4) During this investigation, the police chief will find to his surprise that the killer had an idyllic home life with great parents that loved him very much. His landlady and neighbors will remark that the killer was a swell guy who was a lot of fun, and it will be a total mystery as to why he decided to get all stabby.

5) The killings will take place on a random day, no holiday or magical anniversary of any significant date. That's because the killer wants to make sure no one will have their guard up.

6) The heroes will find a copy of the Book of the Dead, but figuring it's a pretty creepy thing, will decide not to read it and just leave it where they found it and play X-Box instead.

7) The black guy at the beginning will actually be among the survivors, and he will have his own personality traits and character flaws that add depth and demonstrate that he is in no way a token just to balance out the cast.

8) When chased by the killer, the heroes will band together, stay in one another's sight, arm themselves adequately, and head to the nearest civilized area to get the authorities.

9) The nice virginal girl will be among the earliest victims.

10) Everyone's cell phones will work at all times.

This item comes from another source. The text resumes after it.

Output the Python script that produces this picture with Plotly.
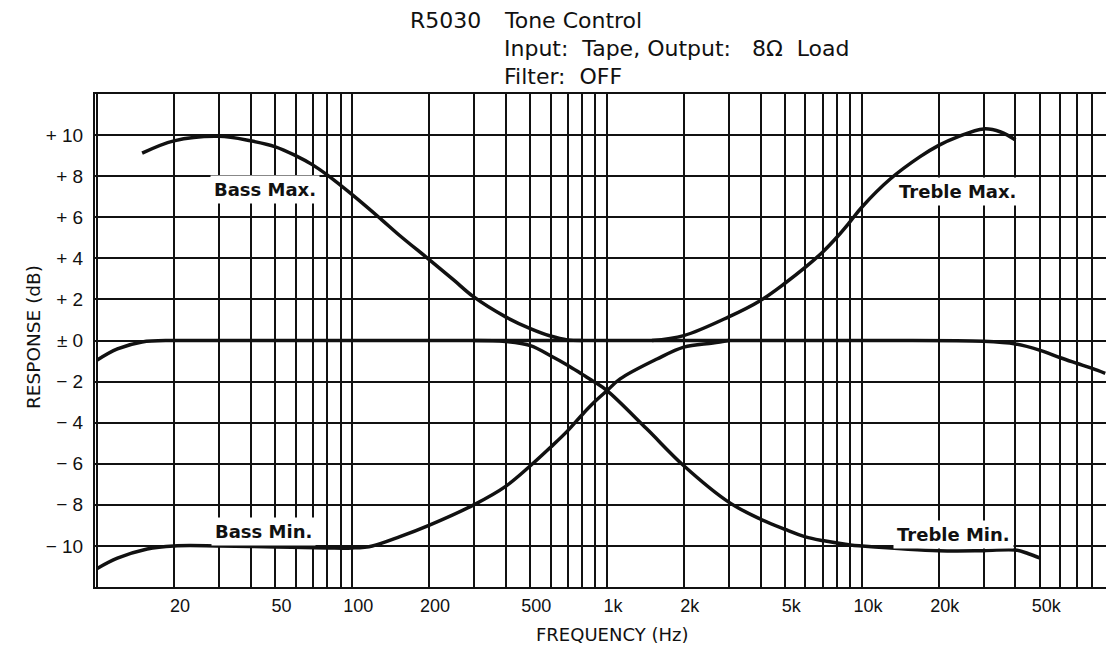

11) When the surviving heroes smash the killer over the head with a 2x4, the hard blow to the head will crush his skull and kill him instantly. Then when the heroes rest, turning their head from the killer's body, he's going to stay dead because seriously, 2x4 to the head! After that you don't need extra stabbing/shooting/dismembering.

1 comment:

  1. American Psycho may actually have a murder scene set to Walking on Sunshine. I shit you not. Go check it out :) (To be fair, I think it's closer to the beginning of the movie in a non-murder scene, but it's still a pretty great movie. And an even better book)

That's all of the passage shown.